This section provides background information related to the present disclosure which is not necessarily prior art.
Turbo machine systems represents systems for compressing a working fluid (for example: air) or increasing a flow rate by using turbo machines such as turbo compressors, turbo blowers, and turbo fans.
The conventional turbo machine has realized a high-speed rotation of a motor that rotates at a constant speed by using a speed increasing gear. However, in recent years, as bearing and inverter technologies have developed, a direct type high-speed rotation technology in which the turbo machine is directly connected to the motor is being applied.
However, although the turbo machine has the advantage of reducing the whole volume by the direct type high-speed rotation technology, cooling efficiency of a driving motor has a large part in overall efficiency of the turbo machine system.
FIG. 1 is a schematic view illustrating an example of a turbo machine system according to a related art.
Referring to FIG. 1, the turbo machine system according to the related art includes a driving unit for generating overall power, a compression unit for performing a series of operations such as intake, compression, and discharge of a working fluid by using the driving unit, a support unit for supporting the driving unit and the compressing unit to couple the driving unit to the compression unit, and a guide piping unit for guiding a flow of the working fluid.
The driving unit is provided with a motor constituted by a driving shaft (211), a rotor (212), and a stator (213) and is supported by the support unit including a casing (221) that surrounds the outside of the driving unit.
Since heat is mostly generated from the driving unit, in order to prevent the heat generated from the driving unit from being conducted to the compression unit, gaps (260a and 260b) are defined between the compression unit and the driving unit when assembled.
Meanwhile, in order to cool the driving unit, the casing (221) has a cooling fluid intake hole (241) that is defined in one side thereof to introduce the cooling fluid for cooling the driving unit and a cooling fluid discharge hole (242) that is defined in the other side thereof to discharge the cooling fluid that has cooled the inside of the driving unit.
Also, in order to improve cooling efficiency of the driving unit by using the cooling fluid suctioned into the casing (221), heat dissipation fins (214, 225a, 225b) are disposed on an outer circumferential surface of the stator (213) and outer circumferential surfaces of bearing housings (224a, 224b).
There is an example in which a cooling jacket for circulating coolant to dissipate the heat is disposed on the casing instead of the heat dissipation fins (214, 225a, 225b), or a fan for cooling is disposed.
The compression unit is provided with impellers (231a, 231b) rotated by the driving unit and impeller housing parts (233a, 234a, 233b, 234b) accommodating the impellers (231a, 231b) and having intake holes and discharge holes to guide the working fluid introduced into, compressed in, and discharged from the impellers (231a, 231b).
The compression unit may be symmetrically disposed on both sides of the driving unit as illustrated in FIG. 1 and may be disposed on only one side of the driving unit.

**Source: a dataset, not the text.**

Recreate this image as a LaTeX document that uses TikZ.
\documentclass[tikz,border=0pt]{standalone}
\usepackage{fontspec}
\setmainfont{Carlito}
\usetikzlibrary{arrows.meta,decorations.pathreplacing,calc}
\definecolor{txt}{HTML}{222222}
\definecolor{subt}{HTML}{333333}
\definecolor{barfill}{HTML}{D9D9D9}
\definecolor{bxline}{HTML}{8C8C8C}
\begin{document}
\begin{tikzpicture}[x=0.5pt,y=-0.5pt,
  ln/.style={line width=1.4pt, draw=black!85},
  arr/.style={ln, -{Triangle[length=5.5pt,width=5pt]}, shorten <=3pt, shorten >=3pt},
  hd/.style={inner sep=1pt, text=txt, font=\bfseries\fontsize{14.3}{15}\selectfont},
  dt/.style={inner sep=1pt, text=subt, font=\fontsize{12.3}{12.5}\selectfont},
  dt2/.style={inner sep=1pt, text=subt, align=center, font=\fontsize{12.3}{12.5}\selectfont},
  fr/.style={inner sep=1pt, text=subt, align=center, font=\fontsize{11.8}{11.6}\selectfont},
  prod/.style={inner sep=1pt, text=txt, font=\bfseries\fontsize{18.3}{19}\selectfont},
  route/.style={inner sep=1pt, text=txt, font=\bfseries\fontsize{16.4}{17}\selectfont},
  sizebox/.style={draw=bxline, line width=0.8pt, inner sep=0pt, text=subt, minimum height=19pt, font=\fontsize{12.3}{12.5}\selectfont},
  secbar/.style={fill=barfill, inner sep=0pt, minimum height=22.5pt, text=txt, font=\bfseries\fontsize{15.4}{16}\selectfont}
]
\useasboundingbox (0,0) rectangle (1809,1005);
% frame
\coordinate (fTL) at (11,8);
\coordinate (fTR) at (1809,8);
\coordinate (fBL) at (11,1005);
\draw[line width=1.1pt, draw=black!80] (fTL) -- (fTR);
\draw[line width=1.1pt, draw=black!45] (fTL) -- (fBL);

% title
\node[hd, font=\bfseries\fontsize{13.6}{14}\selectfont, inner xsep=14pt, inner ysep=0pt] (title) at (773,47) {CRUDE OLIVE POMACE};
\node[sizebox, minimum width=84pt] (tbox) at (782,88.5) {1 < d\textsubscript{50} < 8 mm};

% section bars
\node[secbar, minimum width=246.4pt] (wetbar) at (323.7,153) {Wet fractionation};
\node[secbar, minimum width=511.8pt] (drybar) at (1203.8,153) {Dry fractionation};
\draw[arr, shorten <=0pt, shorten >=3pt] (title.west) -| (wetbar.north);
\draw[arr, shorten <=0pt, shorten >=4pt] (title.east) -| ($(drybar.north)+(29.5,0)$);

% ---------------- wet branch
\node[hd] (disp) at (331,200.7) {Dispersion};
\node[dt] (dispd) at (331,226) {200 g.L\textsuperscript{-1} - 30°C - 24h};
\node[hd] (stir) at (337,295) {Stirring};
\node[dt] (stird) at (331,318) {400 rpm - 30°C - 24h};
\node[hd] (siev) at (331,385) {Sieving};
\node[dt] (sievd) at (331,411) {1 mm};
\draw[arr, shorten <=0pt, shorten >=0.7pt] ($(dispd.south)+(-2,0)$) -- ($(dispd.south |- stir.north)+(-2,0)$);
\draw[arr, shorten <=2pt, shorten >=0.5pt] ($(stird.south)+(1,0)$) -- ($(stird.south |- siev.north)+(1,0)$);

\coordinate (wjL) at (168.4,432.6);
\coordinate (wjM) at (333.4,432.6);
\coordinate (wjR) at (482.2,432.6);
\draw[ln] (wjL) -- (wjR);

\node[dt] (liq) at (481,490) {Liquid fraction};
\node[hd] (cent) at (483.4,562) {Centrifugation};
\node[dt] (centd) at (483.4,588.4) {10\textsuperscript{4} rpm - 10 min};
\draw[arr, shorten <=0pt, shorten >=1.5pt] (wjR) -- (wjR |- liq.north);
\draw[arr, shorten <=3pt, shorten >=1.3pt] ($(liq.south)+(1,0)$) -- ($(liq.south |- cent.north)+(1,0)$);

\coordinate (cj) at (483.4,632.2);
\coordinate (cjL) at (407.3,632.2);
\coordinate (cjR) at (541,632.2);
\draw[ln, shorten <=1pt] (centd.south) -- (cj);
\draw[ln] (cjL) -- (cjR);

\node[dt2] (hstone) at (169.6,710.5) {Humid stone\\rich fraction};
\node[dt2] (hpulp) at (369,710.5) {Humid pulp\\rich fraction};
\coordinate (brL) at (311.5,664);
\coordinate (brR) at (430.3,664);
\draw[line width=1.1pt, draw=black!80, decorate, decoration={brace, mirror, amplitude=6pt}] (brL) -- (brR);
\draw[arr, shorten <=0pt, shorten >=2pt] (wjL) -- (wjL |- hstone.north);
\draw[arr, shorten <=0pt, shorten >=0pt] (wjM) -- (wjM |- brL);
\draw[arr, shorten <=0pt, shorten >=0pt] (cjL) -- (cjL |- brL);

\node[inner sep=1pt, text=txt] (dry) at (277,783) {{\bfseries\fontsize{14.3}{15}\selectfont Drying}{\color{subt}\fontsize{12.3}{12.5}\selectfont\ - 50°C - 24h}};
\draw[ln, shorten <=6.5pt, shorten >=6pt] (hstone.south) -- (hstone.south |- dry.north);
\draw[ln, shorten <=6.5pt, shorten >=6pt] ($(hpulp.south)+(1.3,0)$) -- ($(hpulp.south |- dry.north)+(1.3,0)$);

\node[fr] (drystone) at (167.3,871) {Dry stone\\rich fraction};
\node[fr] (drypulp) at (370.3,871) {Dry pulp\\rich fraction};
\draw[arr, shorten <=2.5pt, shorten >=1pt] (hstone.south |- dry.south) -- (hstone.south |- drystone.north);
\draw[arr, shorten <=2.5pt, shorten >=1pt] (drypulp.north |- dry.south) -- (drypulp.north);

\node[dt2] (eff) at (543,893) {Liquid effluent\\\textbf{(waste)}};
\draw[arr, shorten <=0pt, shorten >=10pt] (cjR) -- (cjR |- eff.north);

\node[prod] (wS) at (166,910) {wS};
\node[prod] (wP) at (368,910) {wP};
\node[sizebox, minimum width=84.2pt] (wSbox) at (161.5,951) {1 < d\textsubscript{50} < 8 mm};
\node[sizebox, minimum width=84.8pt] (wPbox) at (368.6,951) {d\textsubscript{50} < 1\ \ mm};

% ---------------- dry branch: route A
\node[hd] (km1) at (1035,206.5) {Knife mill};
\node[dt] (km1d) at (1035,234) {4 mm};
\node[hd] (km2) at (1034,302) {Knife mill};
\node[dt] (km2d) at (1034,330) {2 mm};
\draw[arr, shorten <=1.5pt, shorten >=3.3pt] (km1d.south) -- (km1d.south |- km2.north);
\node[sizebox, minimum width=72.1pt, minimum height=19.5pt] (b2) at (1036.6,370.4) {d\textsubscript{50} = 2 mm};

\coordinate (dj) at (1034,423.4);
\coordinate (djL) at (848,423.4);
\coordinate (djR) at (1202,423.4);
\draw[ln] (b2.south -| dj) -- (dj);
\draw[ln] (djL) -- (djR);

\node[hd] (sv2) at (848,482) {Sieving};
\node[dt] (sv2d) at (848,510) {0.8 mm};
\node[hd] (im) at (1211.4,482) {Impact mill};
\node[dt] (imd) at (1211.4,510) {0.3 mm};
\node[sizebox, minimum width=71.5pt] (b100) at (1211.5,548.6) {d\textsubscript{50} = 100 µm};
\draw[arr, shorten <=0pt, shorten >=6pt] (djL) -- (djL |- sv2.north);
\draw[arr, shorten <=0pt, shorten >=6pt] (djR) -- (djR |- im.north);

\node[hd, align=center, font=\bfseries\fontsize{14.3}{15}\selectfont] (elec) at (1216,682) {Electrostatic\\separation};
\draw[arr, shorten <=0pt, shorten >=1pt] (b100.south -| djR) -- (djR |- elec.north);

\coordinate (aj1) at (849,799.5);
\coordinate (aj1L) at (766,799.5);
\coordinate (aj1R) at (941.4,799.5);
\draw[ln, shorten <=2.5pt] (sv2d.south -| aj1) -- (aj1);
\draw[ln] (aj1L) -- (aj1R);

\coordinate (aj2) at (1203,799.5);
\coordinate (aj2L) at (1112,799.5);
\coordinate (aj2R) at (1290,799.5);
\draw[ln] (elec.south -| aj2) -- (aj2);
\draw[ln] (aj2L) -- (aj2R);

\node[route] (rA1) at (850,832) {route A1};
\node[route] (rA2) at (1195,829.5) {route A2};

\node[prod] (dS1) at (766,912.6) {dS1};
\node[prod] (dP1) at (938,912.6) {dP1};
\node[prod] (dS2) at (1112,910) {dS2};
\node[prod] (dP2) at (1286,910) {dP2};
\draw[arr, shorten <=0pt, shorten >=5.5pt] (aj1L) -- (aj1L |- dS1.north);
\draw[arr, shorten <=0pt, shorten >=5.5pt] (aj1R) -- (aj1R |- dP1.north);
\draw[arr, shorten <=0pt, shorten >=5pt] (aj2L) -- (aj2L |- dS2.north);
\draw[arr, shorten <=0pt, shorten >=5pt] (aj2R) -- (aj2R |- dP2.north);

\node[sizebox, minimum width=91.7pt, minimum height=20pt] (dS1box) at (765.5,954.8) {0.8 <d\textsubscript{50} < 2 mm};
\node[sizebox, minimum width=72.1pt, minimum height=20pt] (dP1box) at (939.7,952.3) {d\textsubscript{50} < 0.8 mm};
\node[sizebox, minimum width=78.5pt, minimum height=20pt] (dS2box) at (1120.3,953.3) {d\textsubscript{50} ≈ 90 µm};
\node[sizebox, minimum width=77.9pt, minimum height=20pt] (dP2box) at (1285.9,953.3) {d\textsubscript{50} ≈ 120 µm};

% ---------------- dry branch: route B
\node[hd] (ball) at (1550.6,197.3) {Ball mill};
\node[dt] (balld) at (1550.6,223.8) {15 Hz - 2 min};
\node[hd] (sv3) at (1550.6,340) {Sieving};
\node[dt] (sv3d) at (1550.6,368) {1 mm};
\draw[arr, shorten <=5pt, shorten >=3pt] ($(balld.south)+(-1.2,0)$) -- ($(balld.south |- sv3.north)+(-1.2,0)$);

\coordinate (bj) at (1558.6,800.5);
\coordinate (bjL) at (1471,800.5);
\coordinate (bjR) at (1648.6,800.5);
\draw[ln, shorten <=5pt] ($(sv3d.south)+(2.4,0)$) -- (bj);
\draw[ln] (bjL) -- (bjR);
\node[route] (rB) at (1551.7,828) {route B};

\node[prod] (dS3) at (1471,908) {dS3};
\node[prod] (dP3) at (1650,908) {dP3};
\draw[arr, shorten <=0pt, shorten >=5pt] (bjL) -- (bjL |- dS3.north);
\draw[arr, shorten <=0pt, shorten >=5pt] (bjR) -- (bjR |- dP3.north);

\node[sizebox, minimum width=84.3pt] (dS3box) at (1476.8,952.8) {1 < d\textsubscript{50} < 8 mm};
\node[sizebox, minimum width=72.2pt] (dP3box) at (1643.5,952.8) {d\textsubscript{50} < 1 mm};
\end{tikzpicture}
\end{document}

Meanwhile, the turbo machine system according to the related art discloses a piping structure for improving cooling efficiency of the driving unit, i.e., air circulation passages (236s, 236b) through which the cooling fluid discharge hole (242) of the driving unit communicates with the intake hole of the compression unit as illustrated in FIG. 1.
The cooling fluid discharged from the cooling fluid discharge hole (242) through the air circulation passages (236a, 236b) is guided to the intake hole of the compression unit. As a result, there is an advantage in controlling an amount of cooling fluid for cooling the driving unit according to a variation in rotation speed of the driving unit.

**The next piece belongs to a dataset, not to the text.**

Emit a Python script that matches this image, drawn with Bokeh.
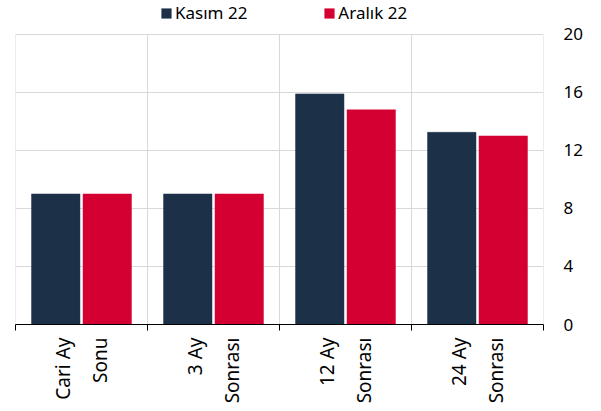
import math
from bokeh.plotting import figure
from bokeh.models import Range1d, FixedTicker, ColumnDataSource, Legend, LegendItem
from bokeh.embed import file_html
from bokeh.resources import INLINE

categories = ["Cari Ay\nSonu", "3 Ay\nSonrası", "12 Ay\nSonrası", "24 Ay\nSonrası"]
series_names = ["Kasım 22", "Aralık 22"]
kasim = [9.0, 9.0, 15.9, 13.25]
aralik = [9.0, 9.0, 14.8, 13.0]
y_ticks = [0, 4, 8, 12, 16, 20]

FONT = "Noto Sans"
DARK = "#1c3048"
RED = "#d50032"
GRID = "#d9d9d9"

centers = list(range(1, len(categories) + 1))
bounds = [c - 0.5 for c in centers] + [centers[-1] + 0.5]
y_max = y_ticks[-1]

src = ColumnDataSource(dict(
    xk=[c - 0.195 for c in centers],
    xa=[c + 0.195 for c in centers],
    kasim=kasim, aralik=aralik))

p = figure(frame_width=528, frame_height=324, output_backend="svg",
           toolbar_location=None,
           x_range=Range1d(bounds[0], bounds[-1]), y_range=Range1d(0, y_max + 2.34),
           y_axis_location="right",
           min_border_left=15, min_border_right=0, min_border_top=0,
           min_border_bottom=0, outline_line_color=None)

# vertical separators between categories (only up to top tick)
p.segment(x0=bounds, x1=bounds, y0=[0] * len(bounds), y1=[y_max] * len(bounds),
          line_color=GRID, line_width=1)

r1 = p.vbar(x="xk", top="kasim", width=0.367, source=src, fill_color=DARK,
            line_color=DARK, line_width=0.5)
r2 = p.vbar(x="xa", top="aralik", width=0.367, source=src, fill_color=RED,
            line_color=RED, line_width=0.5)

xt = FixedTicker(ticks=centers, minor_ticks=bounds)
yt = FixedTicker(ticks=y_ticks)

xa = p.xaxis[0]
xa.ticker = xt
xa.major_label_overrides = {c: lab for c, lab in zip(centers, categories)}
xa.major_tick_line_color = None
xa.major_tick_out = 0
xa.major_tick_in = 0
xa.minor_tick_out = 6
xa.minor_tick_in = 0
xa.minor_tick_line_color = "black"
xa.axis_line_color = "black"
xa.major_label_orientation = math.pi / 2
xa.major_label_text_font = FONT
xa.major_label_text_font_size = "19px"
xa.major_label_text_line_height = 1.4
xa.major_label_text_color = "black"
xa.major_label_standoff = 7

ya = p.yaxis[0]
ya.ticker = yt
ya.axis_line_color = None
ya.major_tick_line_color = None
ya.minor_tick_line_color = None
ya.major_tick_out = 0
ya.major_tick_in = 0
ya.major_label_standoff = 20
ya.major_label_text_font = FONT
ya.major_label_text_font_size = "17px"
ya.major_label_text_color = "black"

p.xgrid.visible = False
p.ygrid.ticker = yt
p.ygrid.grid_line_color = GRID

lg = Legend(items=[LegendItem(label=series_names[0], renderers=[r1]),
                   LegendItem(label=series_names[1], renderers=[r2])],
            orientation="horizontal", location=(145, 300),
            glyph_width=12, glyph_height=12, label_standoff=3, spacing=76,
            label_height=14,
            label_text_font=FONT, label_text_font_size="17px",
            label_text_color="black", border_line_color=None,
            background_fill_alpha=0, padding=0, margin=0)
p.add_layout(lg)

open("out.html", "w").write(file_html(p, INLINE))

That is, when the driving unit increases in amount of heat generation due to an increase in rotation speed of the driving unit, the working fluid introduced into the intake hole of the compression unit increases in amount. Thus, an amount of cooling fluid for cooling the driving unit increases to activate the cooling of the driving unit. In a contrary case, the cooling fluid for cooling the driving unit may decrease in amount.
However, since the above-described turbo machine system according to the related art uses only the cooling fluid that is heated while the working fluid suctioned into the compression unit cools the driving unit, the compression unit may deteriorate in compression efficiency.